Ownership of Your Designs

If you hire a freelance designer, photographer, or illustrator, they generally retain copyright unless you have a written work-for-hire agreement or an explicit rights assignment. A verbal deal isn’t enough. Your contract should clearly address who owns the intellectual property, how revenue is split if applicable, creative approval rights, and what happens if the relationship ends.

For designs you expect to generate significant revenue, registering the copyright adds a layer of protection. You should also run a basic trademark search before committing to a brand name, product line name, or signature phrase for your merch.

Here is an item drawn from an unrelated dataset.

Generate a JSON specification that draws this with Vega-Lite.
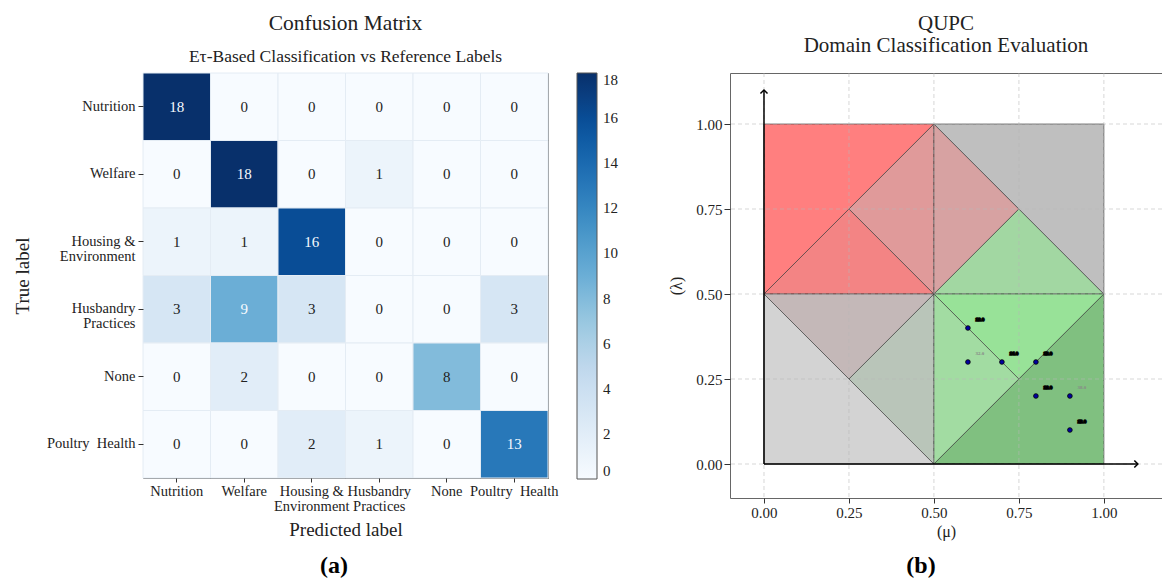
{
  "$schema": "https://vega.github.io/schema/vega-lite/v6.json",
  "background": "white",
  "padding": {"left": 12, "top": 12, "right": 0, "bottom": 0},
  "spacing": 14,
  "config": {
    "font": "Liberation Serif",
    "view": {"stroke": "#666", "strokeWidth": 1},
    "title": {"font": "Liberation Serif", "color": "#222", "fontWeight": "normal", "subtitleFont": "Liberation Serif", "subtitleColor": "#222"},
    "axis": {"labelFont": "Liberation Serif", "titleFont": "Liberation Serif", "labelColor": "#222", "titleColor": "#222", "titleFontWeight": "normal", "tickColor": "#333", "domainColor": "#555"},
    "legend": {"labelFont": "Liberation Serif", "labelColor": "#222"}
  },
  "vconcat": [
    {
      "spacing": 49,
      "align": "none",
      "resolve": {"scale": {"color": "independent"}, "legend": {"color": "independent"}},
      "hconcat": [
        {
          "width": 405,
          "height": 405,
          "title": {"text": "Confusion Matrix", "subtitle": "Eτ-Based Classification vs Reference Labels", "fontSize": 21.5, "subtitleFontSize": 17.5, "anchor": "middle", "offset": 7, "subtitlePadding": 14},
          "data": {"values": [
            {"t": "Nutrition", "p": "Nutrition", "n": 18}, {"t": "Nutrition", "p": "Welfare", "n": 0}, {"t": "Nutrition", "p": "Housing & Environment", "n": 0}, {"t": "Nutrition", "p": "Husbandry Practices", "n": 0}, {"t": "Nutrition", "p": "None", "n": 0}, {"t": "Nutrition", "p": "Poultry  Health", "n": 0},
            {"t": "Welfare", "p": "Nutrition", "n": 0}, {"t": "Welfare", "p": "Welfare", "n": 18}, {"t": "Welfare", "p": "Housing & Environment", "n": 0}, {"t": "Welfare", "p": "Husbandry Practices", "n": 1}, {"t": "Welfare", "p": "None", "n": 0}, {"t": "Welfare", "p": "Poultry  Health", "n": 0},
            {"t": "Housing & Environment", "p": "Nutrition", "n": 1}, {"t": "Housing & Environment", "p": "Welfare", "n": 1}, {"t": "Housing & Environment", "p": "Housing & Environment", "n": 16}, {"t": "Housing & Environment", "p": "Husbandry Practices", "n": 0}, {"t": "Housing & Environment", "p": "None", "n": 0}, {"t": "Housing & Environment", "p": "Poultry  Health", "n": 0},
            {"t": "Husbandry Practices", "p": "Nutrition", "n": 3}, {"t": "Husbandry Practices", "p": "Welfare", "n": 9}, {"t": "Husbandry Practices", "p": "Housing & Environment", "n": 3}, {"t": "Husbandry Practices", "p": "Husbandry Practices", "n": 0}, {"t": "Husbandry Practices", "p": "None", "n": 0}, {"t": "Husbandry Practices", "p": "Poultry  Health", "n": 3},
            {"t": "None", "p": "Nutrition", "n": 0}, {"t": "None", "p": "Welfare", "n": 2}, {"t": "None", "p": "Housing & Environment", "n": 0}, {"t": "None", "p": "Husbandry Practices", "n": 0}, {"t": "None", "p": "None", "n": 8}, {"t": "None", "p": "Poultry  Health", "n": 0},
            {"t": "Poultry  Health", "p": "Nutrition", "n": 0}, {"t": "Poultry  Health", "p": "Welfare", "n": 0}, {"t": "Poultry  Health", "p": "Housing & Environment", "n": 2}, {"t": "Poultry  Health", "p": "Husbandry Practices", "n": 1}, {"t": "Poultry  Health", "p": "None", "n": 0}, {"t": "Poultry  Health", "p": "Poultry  Health", "n": 13}
          ]},
          "encoding": {
            "x": {"field": "p", "type": "nominal", "sort": ["Nutrition", "Welfare", "Housing & Environment", "Husbandry Practices", "None", "Poultry  Health"], "scale": {"paddingInner": 0, "paddingOuter": 0},
              "axis": {"title": "Predicted label", "labelAngle": 0, "labelFontSize": 14.5, "labelLineHeight": 15, "tickSize": 4, "labelPadding": 2, "titleFontSize": 19, "titlePadding": 8, "domain": false,
                "labelExpr": "datum.label == 'Housing & Environment' ? ['Housing &', 'Environment'] : datum.label == 'Husbandry Practices' ? ['Husbandry', 'Practices'] : replace(datum.label, '  ', '\u00a0\u00a0')"}},
            "y": {"field": "t", "type": "nominal", "sort": ["Nutrition", "Welfare", "Housing & Environment", "Husbandry Practices", "None", "Poultry  Health"], "scale": {"paddingInner": 0, "paddingOuter": 0},
              "axis": {"title": "True label", "labelFontSize": 14.5, "labelLineHeight": 15, "tickSize": 5, "labelPadding": 3, "titleFontSize": 19, "titlePadding": 14, "domain": false,
                "labelExpr": "datum.label == 'Housing & Environment' ? ['Housing &', 'Environment'] : datum.label == 'Husbandry Practices' ? ['Husbandry', 'Practices'] : replace(datum.label, '  ', '\u00a0\u00a0')"}}
          },
          "layer": [
            {
              "mark": {"type": "rect", "stroke": "#e4ecf4", "strokeWidth": 1},
              "encoding": {
                "color": {"field": "n", "type": "quantitative",
                  "scale": {"domain": [0, 2.25, 4.5, 6.75, 9, 11.25, 13.5, 15.75, 18], "range": ["#f7fbff", "#deebf7", "#c6dbef", "#9ecae1", "#6baed6", "#4292c6", "#2171b5", "#08519c", "#08306b"]},
                  "legend": {"title": null, "orient": "right", "offset": 29, "direction": "vertical", "gradientLength": 406, "gradientThickness": 20, "values": [0, 2, 4, 6, 8, 10, 12, 14, 16, 18], "labelFontSize": 15, "labelOffset": 6, "labelOverlap": false, "gradientStrokeColor": "#555", "gradientStrokeWidth": 1}}
              }
            },
            {
              "mark": {"type": "text", "fontSize": 15, "font": "Liberation Serif"},
              "encoding": {
                "text": {"field": "n", "type": "quantitative"},
                "color": {"condition": {"test": "datum.n >= 9", "value": "#f7fbff"}, "value": "#222"}
              }
            }
          ]
        },
        {
          "width": 432,
          "height": 425,
          "title": {"text": ["QUPC", "Domain Classification Evaluation"], "fontSize": 21, "lineHeight": 22, "anchor": "middle", "offset": 17},
          "encoding": {
            "x": {"field": "x", "type": "quantitative", "scale": {"domain": [-0.1, 1.171], "nice": false, "zero": false},
              "axis": {"title": "(μ)", "values": [0, 0.25, 0.5, 0.75, 1], "format": ".2f", "labelFontSize": 15, "titleFontSize": 16, "tickSize": 5, "labelPadding": 2, "titlePadding": 3, "domain": false, "grid": false}},
            "y": {"field": "y", "type": "quantitative", "scale": {"domain": [-0.1, 1.15], "nice": false, "zero": false},
              "axis": {"title": "(λ)", "values": [0, 0.25, 0.5, 0.75, 1], "format": ".2f", "labelFontSize": 15, "titleFontSize": 16, "tickSize": 6, "labelPadding": 2, "titlePadding": 11, "domain": false, "grid": false}}
          },
          "layer": [
            {
              "data": {"values": [
                {"region": "A", "x": 0, "y": 1, "y2": 0.5}, {"region": "A", "x": 0.5, "y": 1, "y2": 1},
                {"region": "B", "x": 0, "y": 0.5, "y2": 0.5}, {"region": "B", "x": 0.25, "y": 0.75, "y2": 0.5}, {"region": "B", "x": 0.5, "y": 0.5, "y2": 0.5},
                {"region": "C", "x": 0.25, "y": 0.75, "y2": 0.75}, {"region": "C", "x": 0.5, "y": 1, "y2": 0.5},
                {"region": "D", "x": 0.5, "y": 1, "y2": 0.5}, {"region": "D", "x": 0.75, "y": 0.75, "y2": 0.75},
                {"region": "E", "x": 0.5, "y": 0.5, "y2": 0.5}, {"region": "E", "x": 0.75, "y": 0.75, "y2": 0.5}, {"region": "E", "x": 1, "y": 0.5, "y2": 0.5},
                {"region": "F", "x": 0.5, "y": 1, "y2": 1}, {"region": "F", "x": 0.75, "y": 1, "y2": 0.75}, {"region": "F", "x": 1, "y": 1, "y2": 0.5},
                {"region": "G", "x": 0, "y": 0.5, "y2": 0.5}, {"region": "G", "x": 0.25, "y": 0.5, "y2": 0.25}, {"region": "G", "x": 0.5, "y": 0.5, "y2": 0.5},
                {"region": "H", "x": 0.25, "y": 0.25, "y2": 0.25}, {"region": "H", "x": 0.5, "y": 0.5, "y2": 0},
                {"region": "I", "x": 0, "y": 0.5, "y2": 0}, {"region": "I", "x": 0.25, "y": 0.25, "y2": 0}, {"region": "I", "x": 0.5, "y": 0, "y2": 0},
                {"region": "J", "x": 0.5, "y": 0.5, "y2": 0.5}, {"region": "J", "x": 0.75, "y": 0.5, "y2": 0.25}, {"region": "J", "x": 1, "y": 0.5, "y2": 0.5},
                {"region": "K", "x": 0.5, "y": 0.5, "y2": 0}, {"region": "K", "x": 0.75, "y": 0.25, "y2": 0.25},
                {"region": "L", "x": 0.5, "y": 0, "y2": 0}, {"region": "L", "x": 0.75, "y": 0.25, "y2": 0}, {"region": "L", "x": 1, "y": 0.5, "y2": 0}
              ]},
              "mark": {"type": "area", "stroke": "#333", "strokeWidth": 1, "strokeOpacity": 0.6, "interpolate": "linear"},
              "encoding": {
                "y": {"field": "y", "type": "quantitative", "stack": null},
                "y2": {"field": "y2"},
                "fill": {"field": "region", "type": "nominal", "legend": null,
                  "scale": {"domain": ["A", "B", "C", "D", "E", "F", "G", "H", "I", "J", "K", "L"], "range": ["#ff7f7f", "#f38484", "#e09a9a", "#d7a2a2", "#a2d7a2", "#bfbfbf", "#c4b8b8", "#b9c5b9", "#d3d3d3", "#98e298", "#a2dca2", "#80c080"]}},
                "detail": {"field": "region"}
              }
            },
            {
              "data": {"values": [{"x": 0}, {"x": 0.25}, {"x": 0.5}, {"x": 0.75}, {"x": 1}]},
              "mark": {"type": "rule", "color": "#b8b8b8", "strokeWidth": 0.8, "strokeDash": [4, 3], "opacity": 0.7},
              "encoding": {"y": null}
            },
            {
              "data": {"values": [{"y": 0}, {"y": 0.25}, {"y": 0.5}, {"y": 0.75}, {"y": 1}]},
              "mark": {"type": "rule", "color": "#b8b8b8", "strokeWidth": 0.8, "strokeDash": [4, 3], "opacity": 0.7},
              "encoding": {"x": null}
            },
            {
              "data": {"values": [{"x": 0, "y": 0, "x2": 0, "y2": 1.1}, {"x": 0, "y": 0, "x2": 1.1, "y2": 0}]},
              "mark": {"type": "rule", "color": "black", "strokeWidth": 1.5},
              "encoding": {
                "x2": {"field": "x2"},
                "y2": {"field": "y2"}
              }
            },
            {
              "data": {"values": [{"x": 0, "y": 1.1, "dir": "up"}, {"x": 1.1, "y": 0, "dir": "right"}]},
              "mark": {"type": "point", "filled": false, "stroke": "black", "strokeWidth": 1.5, "size": 50, "opacity": 1},
              "encoding": {
                "shape": {"field": "dir", "type": "nominal", "legend": null, "scale": {"domain": ["up", "right"], "range": ["M-1,1L0,0L1,1", "M-1,-1L0,0L-1,1"]}}
              }
            },
            {
              "data": {"values": [
                {"x": 0.6, "y": 0.4, "lbl": "18.0"},
                {"x": 0.6, "y": 0.3, "lbl": "32.0"},
                {"x": 0.7, "y": 0.3, "lbl": "16.0"},
                {"x": 0.8, "y": 0.3, "lbl": "13.0"},
                {"x": 0.8, "y": 0.2, "lbl": "18.0"},
                {"x": 0.9, "y": 0.2, "lbl": "38.0"},
                {"x": 0.9, "y": 0.1, "lbl": "13.0"}
              ]},
              "layer": [
                {
                  "mark": {"type": "point", "filled": true, "fill": "#0000a0", "stroke": "black", "strokeWidth": 0.8, "size": 22, "opacity": 1}
                },
                {
                  "mark": {"type": "text", "fontSize": 5, "fontWeight": "bold", "dx": 12, "dy": -9, "strokeWidth": 1.6},
                  "encoding": {
                    "text": {"field": "lbl"},
                    "color": {"condition": {"test": "datum.lbl == '32.0' || datum.lbl == '38.0'", "value": "#888"}, "value": "black"},
                    "stroke": {"condition": {"test": "datum.lbl == '32.0' || datum.lbl == '38.0'", "value": "transparent"}, "value": "black"}
                  }
                }
              ]
            }
          ]
        }
      ]
    },
    {
      "spacing": 376,
      "hconcat": [
        {
          "width": 382,
          "height": 24,
          "view": {"stroke": null},
          "data": {"values": [{"cap": "(a)"}]},
          "mark": {"type": "text", "fontSize": 24, "fontWeight": "bold", "font": "Liberation Serif", "color": "black"},
          "encoding": {"text": {"field": "cap"}}
        },
        {
          "width": 40,
          "height": 24,
          "view": {"stroke": null},
          "data": {"values": [{"cap": "(b)"}]},
          "mark": {"type": "text", "fontSize": 24, "fontWeight": "bold", "font": "Liberation Serif", "color": "black"},
          "encoding": {"text": {"field": "cap"}}
        }
      ]
    }
  ]
}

Trademark registration prevents others from selling products under confusingly similar names.

Using Others’ Work

Many creators assume that widely shared images, fonts, or quotes are free to use on products. That’s often not true, especially when the content appears on something you’re selling. Using copyrighted images, unlicensed fonts, or even AI-generated outputs based on copyrighted material in your merch can lead to takedown notices or legal claims. Stick to original artwork or properly licensed assets, particularly for product launches where visibility and scrutiny are highest.

Launch and Promote

Listing your merch on a platform doesn’t generate sales on its own. The most successful merch launches are tied to something your audience already cares about: an inside joke from your content, a catchphrase, a visual identity they recognize, or a moment that resonated with your community.

Before launch, create mockups showing your products in context. Most POD platforms generate these automatically, showing your design on models or in lifestyle settings. Share these on social media, in your email list, or during live streams. Limited-time drops or small initial runs create urgency and let you test demand before committing to a larger catalog.

Order samples of every product you plan to sell. Wear the shirt in a video, hold the mug on camera, show the sticker on your laptop. Seeing the creator actually use the product builds trust far more effectively than a digital mockup alone.